(Set exercise) Without including the pictures, copy out every line below.

(Collected data)

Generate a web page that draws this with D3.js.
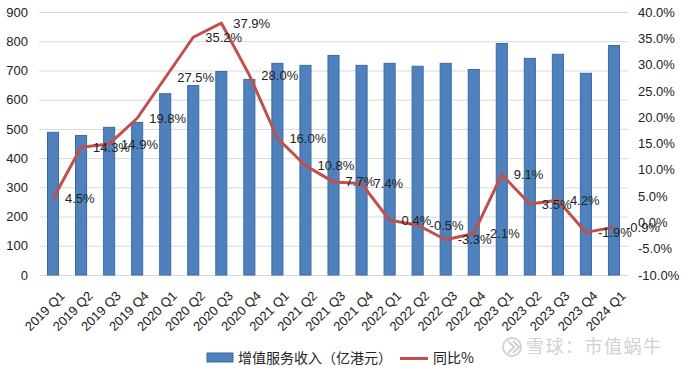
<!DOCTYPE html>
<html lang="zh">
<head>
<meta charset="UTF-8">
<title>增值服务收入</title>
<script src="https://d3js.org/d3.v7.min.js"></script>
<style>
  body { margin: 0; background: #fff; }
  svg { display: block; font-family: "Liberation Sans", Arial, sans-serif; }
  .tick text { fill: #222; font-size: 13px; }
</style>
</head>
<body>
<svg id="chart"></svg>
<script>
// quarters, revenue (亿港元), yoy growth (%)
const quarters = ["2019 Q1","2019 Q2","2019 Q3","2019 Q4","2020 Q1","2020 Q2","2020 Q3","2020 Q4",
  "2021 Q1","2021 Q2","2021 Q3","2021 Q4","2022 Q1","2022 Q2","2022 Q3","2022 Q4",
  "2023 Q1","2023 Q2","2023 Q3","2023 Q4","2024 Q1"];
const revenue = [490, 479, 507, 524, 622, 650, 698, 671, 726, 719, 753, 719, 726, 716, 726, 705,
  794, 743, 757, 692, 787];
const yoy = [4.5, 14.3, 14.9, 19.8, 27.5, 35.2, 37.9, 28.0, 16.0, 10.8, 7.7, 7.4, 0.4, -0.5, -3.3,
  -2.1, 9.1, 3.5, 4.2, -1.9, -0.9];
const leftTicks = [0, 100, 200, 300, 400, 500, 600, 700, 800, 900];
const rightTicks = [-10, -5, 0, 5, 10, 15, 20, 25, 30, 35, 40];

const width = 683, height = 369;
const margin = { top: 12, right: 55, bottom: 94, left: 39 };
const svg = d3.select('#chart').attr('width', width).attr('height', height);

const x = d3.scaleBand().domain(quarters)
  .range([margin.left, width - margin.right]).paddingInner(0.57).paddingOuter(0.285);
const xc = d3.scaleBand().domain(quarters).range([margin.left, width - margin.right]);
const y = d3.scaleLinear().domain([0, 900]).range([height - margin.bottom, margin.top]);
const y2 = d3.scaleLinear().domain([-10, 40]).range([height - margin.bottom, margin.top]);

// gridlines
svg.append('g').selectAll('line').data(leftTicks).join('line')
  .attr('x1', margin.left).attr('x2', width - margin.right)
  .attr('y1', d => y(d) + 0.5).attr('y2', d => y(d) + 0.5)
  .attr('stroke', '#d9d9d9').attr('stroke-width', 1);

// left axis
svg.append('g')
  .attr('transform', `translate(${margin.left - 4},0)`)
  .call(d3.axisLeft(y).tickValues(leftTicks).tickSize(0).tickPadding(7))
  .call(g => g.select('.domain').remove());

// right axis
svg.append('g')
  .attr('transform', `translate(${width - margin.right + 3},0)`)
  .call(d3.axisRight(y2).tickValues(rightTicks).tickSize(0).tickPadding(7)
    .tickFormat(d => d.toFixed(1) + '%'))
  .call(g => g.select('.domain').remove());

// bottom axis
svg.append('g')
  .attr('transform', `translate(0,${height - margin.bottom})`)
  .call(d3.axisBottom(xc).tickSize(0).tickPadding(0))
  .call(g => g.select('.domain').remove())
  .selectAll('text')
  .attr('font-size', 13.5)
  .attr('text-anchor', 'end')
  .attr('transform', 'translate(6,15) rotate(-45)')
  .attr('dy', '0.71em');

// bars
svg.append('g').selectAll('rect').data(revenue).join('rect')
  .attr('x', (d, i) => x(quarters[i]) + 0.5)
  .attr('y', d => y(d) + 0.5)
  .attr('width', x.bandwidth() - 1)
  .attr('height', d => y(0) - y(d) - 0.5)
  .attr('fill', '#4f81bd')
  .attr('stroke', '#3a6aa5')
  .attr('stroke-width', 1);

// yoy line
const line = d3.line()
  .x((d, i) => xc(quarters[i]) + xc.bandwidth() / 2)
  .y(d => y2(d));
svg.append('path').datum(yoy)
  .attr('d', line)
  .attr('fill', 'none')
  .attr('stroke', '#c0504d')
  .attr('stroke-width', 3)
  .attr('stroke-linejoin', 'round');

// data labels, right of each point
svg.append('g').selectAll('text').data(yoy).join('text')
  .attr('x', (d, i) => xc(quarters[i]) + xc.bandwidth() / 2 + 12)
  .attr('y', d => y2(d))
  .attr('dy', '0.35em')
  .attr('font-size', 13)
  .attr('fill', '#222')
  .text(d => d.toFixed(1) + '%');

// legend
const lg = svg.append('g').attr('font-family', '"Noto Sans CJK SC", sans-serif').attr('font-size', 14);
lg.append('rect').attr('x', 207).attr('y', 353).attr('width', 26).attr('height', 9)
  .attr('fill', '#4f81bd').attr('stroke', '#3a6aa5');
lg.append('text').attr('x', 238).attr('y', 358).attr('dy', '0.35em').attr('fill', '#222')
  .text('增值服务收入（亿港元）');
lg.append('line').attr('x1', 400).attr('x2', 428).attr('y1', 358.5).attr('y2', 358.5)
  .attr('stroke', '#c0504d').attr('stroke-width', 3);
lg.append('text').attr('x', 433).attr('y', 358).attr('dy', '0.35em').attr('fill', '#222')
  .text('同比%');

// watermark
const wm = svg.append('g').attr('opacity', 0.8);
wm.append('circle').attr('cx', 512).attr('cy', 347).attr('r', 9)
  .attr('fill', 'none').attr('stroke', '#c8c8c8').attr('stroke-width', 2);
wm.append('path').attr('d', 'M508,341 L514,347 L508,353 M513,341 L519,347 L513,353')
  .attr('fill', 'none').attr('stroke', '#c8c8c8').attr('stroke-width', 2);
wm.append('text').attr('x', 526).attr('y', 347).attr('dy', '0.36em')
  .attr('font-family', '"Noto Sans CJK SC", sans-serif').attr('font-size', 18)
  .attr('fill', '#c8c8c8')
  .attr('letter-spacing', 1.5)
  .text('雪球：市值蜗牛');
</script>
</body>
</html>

(Output of the task)
Generate a web page that draws this with D3.js.
<!DOCTYPE html>
<html lang="zh">
<head>
<meta charset="UTF-8">
<title>增值服务收入</title>
<script src="https://d3js.org/d3.v7.min.js"></script>
<style>
  body { margin: 0; background: #fff; }
  svg { display: block; font-family: "Liberation Sans", Arial, sans-serif; }
  .tick text { fill: #222; font-size: 13px; }
</style>
</head>
<body>
<svg id="chart"></svg>
<script>
// quarters, revenue (亿港元), yoy growth (%)
const quarters = ["2019 Q1","2019 Q2","2019 Q3","2019 Q4","2020 Q1","2020 Q2","2020 Q3","2020 Q4",
  "2021 Q1","2021 Q2","2021 Q3","2021 Q4","2022 Q1","2022 Q2","2022 Q3","2022 Q4",
  "2023 Q1","2023 Q2","2023 Q3","2023 Q4","2024 Q1"];
const revenue = [490, 479, 507, 524, 622, 650, 698, 671, 726, 719, 753, 719, 726, 716, 726, 705,
  794, 743, 757, 692, 787];
const yoy = [4.5, 14.3, 14.9, 19.8, 27.5, 35.2, 37.9, 28.0, 16.0, 10.8, 7.7, 7.4, 0.4, -0.5, -3.3,
  -2.1, 9.1, 3.5, 4.2, -1.9, -0.9];
const leftTicks = [0, 100, 200, 300, 400, 500, 600, 700, 800, 900];
const rightTicks = [-10, -5, 0, 5, 10, 15, 20, 25, 30, 35, 40];

const width = 683, height = 369;
const margin = { top: 12, right: 55, bottom: 94, left: 39 };
const svg = d3.select('#chart').attr('width', width).attr('height', height);

const x = d3.scaleBand().domain(quarters)
  .range([margin.left, width - margin.right]).paddingInner(0.57).paddingOuter(0.285);
const xc = d3.scaleBand().domain(quarters).range([margin.left, width - margin.right]);
const y = d3.scaleLinear().domain([0, 900]).range([height - margin.bottom, margin.top]);
const y2 = d3.scaleLinear().domain([-10, 40]).range([height - margin.bottom, margin.top]);

// gridlines
svg.append('g').selectAll('line').data(leftTicks).join('line')
  .attr('x1', margin.left).attr('x2', width - margin.right)
  .attr('y1', d => y(d) + 0.5).attr('y2', d => y(d) + 0.5)
  .attr('stroke', '#d9d9d9').attr('stroke-width', 1);

// left axis
svg.append('g')
  .attr('transform', `translate(${margin.left - 4},0)`)
  .call(d3.axisLeft(y).tickValues(leftTicks).tickSize(0).tickPadding(7))
  .call(g => g.select('.domain').remove());

// right axis
svg.append('g')
  .attr('transform', `translate(${width - margin.right + 3},0)`)
  .call(d3.axisRight(y2).tickValues(rightTicks).tickSize(0).tickPadding(7)
    .tickFormat(d => d.toFixed(1) + '%'))
  .call(g => g.select('.domain').remove());

// bottom axis
svg.append('g')
  .attr('transform', `translate(0,${height - margin.bottom})`)
  .call(d3.axisBottom(xc).tickSize(0).tickPadding(0))
  .call(g => g.select('.domain').remove())
  .selectAll('text')
  .attr('font-size', 13.5)
  .attr('text-anchor', 'end')
  .attr('transform', 'translate(6,15) rotate(-45)')
  .attr('dy', '0.71em');

// bars
svg.append('g').selectAll('rect').data(revenue).join('rect')
  .attr('x', (d, i) => x(quarters[i]) + 0.5)
  .attr('y', d => y(d) + 0.5)
  .attr('width', x.bandwidth() - 1)
  .attr('height', d => y(0) - y(d) - 0.5)
  .attr('fill', '#4f81bd')
  .attr('stroke', '#3a6aa5')
  .attr('stroke-width', 1);

// yoy line
const line = d3.line()
  .x((d, i) => xc(quarters[i]) + xc.bandwidth() / 2)
  .y(d => y2(d));
svg.append('path').datum(yoy)
  .attr('d', line)
  .attr('fill', 'none')
  .attr('stroke', '#c0504d')
  .attr('stroke-width', 3)
  .attr('stroke-linejoin', 'round');

// data labels, right of each point
svg.append('g').selectAll('text').data(yoy).join('text')
  .attr('x', (d, i) => xc(quarters[i]) + xc.bandwidth() / 2 + 12)
  .attr('y', d => y2(d))
  .attr('dy', '0.35em')
  .attr('font-size', 13)
  .attr('fill', '#222')
  .text(d => d.toFixed(1) + '%');

// legend
const lg = svg.append('g').attr('font-family', '"Noto Sans CJK SC", sans-serif').attr('font-size', 14);
lg.append('rect').attr('x', 207).attr('y', 353).attr('width', 26).attr('height', 9)
  .attr('fill', '#4f81bd').attr('stroke', '#3a6aa5');
lg.append('text').attr('x', 238).attr('y', 358).attr('dy', '0.35em').attr('fill', '#222')
  .text('增值服务收入（亿港元）');
lg.append('line').attr('x1', 400).attr('x2', 428).attr('y1', 358.5).attr('y2', 358.5)
  .attr('stroke', '#c0504d').attr('stroke-width', 3);
lg.append('text').attr('x', 433).attr('y', 358).attr('dy', '0.35em').attr('fill', '#222')
  .text('同比%');

// watermark
const wm = svg.append('g').attr('opacity', 0.8);
wm.append('circle').attr('cx', 512).attr('cy', 347).attr('r', 9)
  .attr('fill', 'none').attr('stroke', '#c8c8c8').attr('stroke-width', 2);
wm.append('path').attr('d', 'M508,341 L514,347 L508,353 M513,341 L519,347 L513,353')
  .attr('fill', 'none').attr('stroke', '#c8c8c8').attr('stroke-width', 2);
wm.append('text').attr('x', 526).attr('y', 347).attr('dy', '0.36em')
  .attr('font-family', '"Noto Sans CJK SC", sans-serif').attr('font-size', 18)
  .attr('fill', '#c8c8c8')
  .attr('letter-spacing', 1.5)
  .text('雪球：市值蜗牛');
</script>
</body>
</html>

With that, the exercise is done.